▶ [Problem statement]: Skipping all pictures, set down the lines of the listing from the first through the one with "ax=ax, zorder=4, clip_on=False)".

▶ [Recorded information]:
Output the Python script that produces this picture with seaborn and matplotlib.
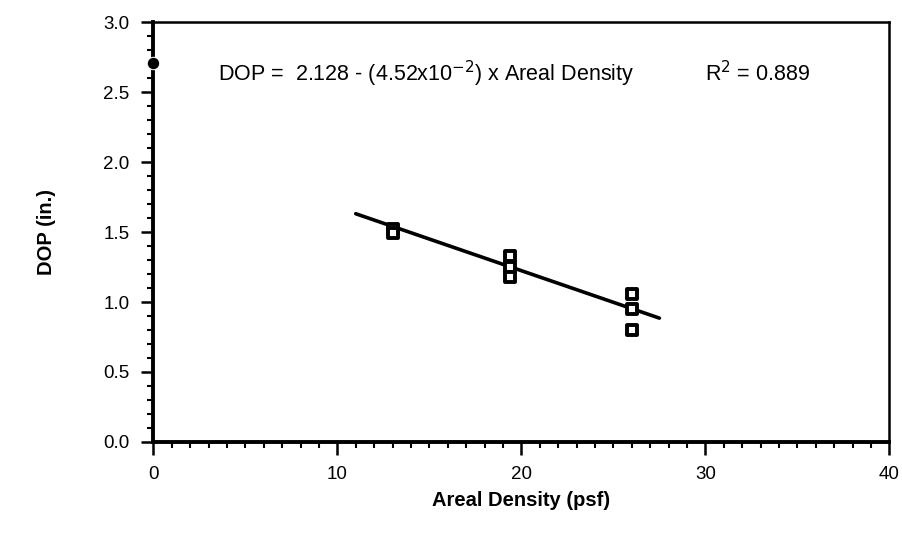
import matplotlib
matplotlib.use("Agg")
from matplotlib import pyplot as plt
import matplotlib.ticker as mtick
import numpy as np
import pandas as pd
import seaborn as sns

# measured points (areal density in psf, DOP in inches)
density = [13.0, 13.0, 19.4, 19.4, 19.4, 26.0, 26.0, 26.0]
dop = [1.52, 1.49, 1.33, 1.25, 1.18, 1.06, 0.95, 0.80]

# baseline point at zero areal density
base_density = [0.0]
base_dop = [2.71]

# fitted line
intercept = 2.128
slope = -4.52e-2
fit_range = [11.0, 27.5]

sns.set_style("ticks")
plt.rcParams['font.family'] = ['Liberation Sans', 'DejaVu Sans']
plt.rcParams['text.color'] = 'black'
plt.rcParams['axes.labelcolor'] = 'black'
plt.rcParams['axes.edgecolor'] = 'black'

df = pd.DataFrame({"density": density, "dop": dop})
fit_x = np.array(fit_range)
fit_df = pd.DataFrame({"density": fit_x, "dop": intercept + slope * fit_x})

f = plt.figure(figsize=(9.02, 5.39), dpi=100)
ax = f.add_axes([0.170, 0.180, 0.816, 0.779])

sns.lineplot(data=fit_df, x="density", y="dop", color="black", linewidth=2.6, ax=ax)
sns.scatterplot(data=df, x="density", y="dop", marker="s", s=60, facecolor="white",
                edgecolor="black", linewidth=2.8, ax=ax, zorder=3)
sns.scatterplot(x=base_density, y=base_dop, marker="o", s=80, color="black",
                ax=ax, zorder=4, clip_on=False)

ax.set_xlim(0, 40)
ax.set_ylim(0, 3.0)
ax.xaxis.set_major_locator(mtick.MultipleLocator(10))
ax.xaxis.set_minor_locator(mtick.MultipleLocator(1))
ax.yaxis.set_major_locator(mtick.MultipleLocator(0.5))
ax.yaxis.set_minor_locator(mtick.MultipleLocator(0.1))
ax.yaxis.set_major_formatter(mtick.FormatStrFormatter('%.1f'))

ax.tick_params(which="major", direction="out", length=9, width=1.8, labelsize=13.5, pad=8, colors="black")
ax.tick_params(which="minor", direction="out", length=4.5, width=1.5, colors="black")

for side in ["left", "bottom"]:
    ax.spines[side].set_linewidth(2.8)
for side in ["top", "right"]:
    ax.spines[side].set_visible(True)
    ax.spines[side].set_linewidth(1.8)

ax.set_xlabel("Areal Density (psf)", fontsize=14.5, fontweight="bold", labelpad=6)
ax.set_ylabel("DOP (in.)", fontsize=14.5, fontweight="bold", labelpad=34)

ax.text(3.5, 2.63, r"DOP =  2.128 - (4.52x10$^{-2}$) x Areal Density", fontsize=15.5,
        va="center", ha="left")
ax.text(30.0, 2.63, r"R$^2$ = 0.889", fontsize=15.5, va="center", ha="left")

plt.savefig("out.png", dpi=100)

▶ [Solution]:
Output the Python script that produces this picture with seaborn and matplotlib.
import matplotlib
matplotlib.use("Agg")
from matplotlib import pyplot as plt
import matplotlib.ticker as mtick
import numpy as np
import pandas as pd
import seaborn as sns

# measured points (areal density in psf, DOP in inches)
density = [13.0, 13.0, 19.4, 19.4, 19.4, 26.0, 26.0, 26.0]
dop = [1.52, 1.49, 1.33, 1.25, 1.18, 1.06, 0.95, 0.80]

# baseline point at zero areal density
base_density = [0.0]
base_dop = [2.71]

# fitted line
intercept = 2.128
slope = -4.52e-2
fit_range = [11.0, 27.5]

sns.set_style("ticks")
plt.rcParams['font.family'] = ['Liberation Sans', 'DejaVu Sans']
plt.rcParams['text.color'] = 'black'
plt.rcParams['axes.labelcolor'] = 'black'
plt.rcParams['axes.edgecolor'] = 'black'

df = pd.DataFrame({"density": density, "dop": dop})
fit_x = np.array(fit_range)
fit_df = pd.DataFrame({"density": fit_x, "dop": intercept + slope * fit_x})

f = plt.figure(figsize=(9.02, 5.39), dpi=100)
ax = f.add_axes([0.170, 0.180, 0.816, 0.779])

sns.lineplot(data=fit_df, x="density", y="dop", color="black", linewidth=2.6, ax=ax)
sns.scatterplot(data=df, x="density", y="dop", marker="s", s=60, facecolor="white",
                edgecolor="black", linewidth=2.8, ax=ax, zorder=3)
sns.scatterplot(x=base_density, y=base_dop, marker="o", s=80, color="black",
                ax=ax, zorder=4, clip_on=False)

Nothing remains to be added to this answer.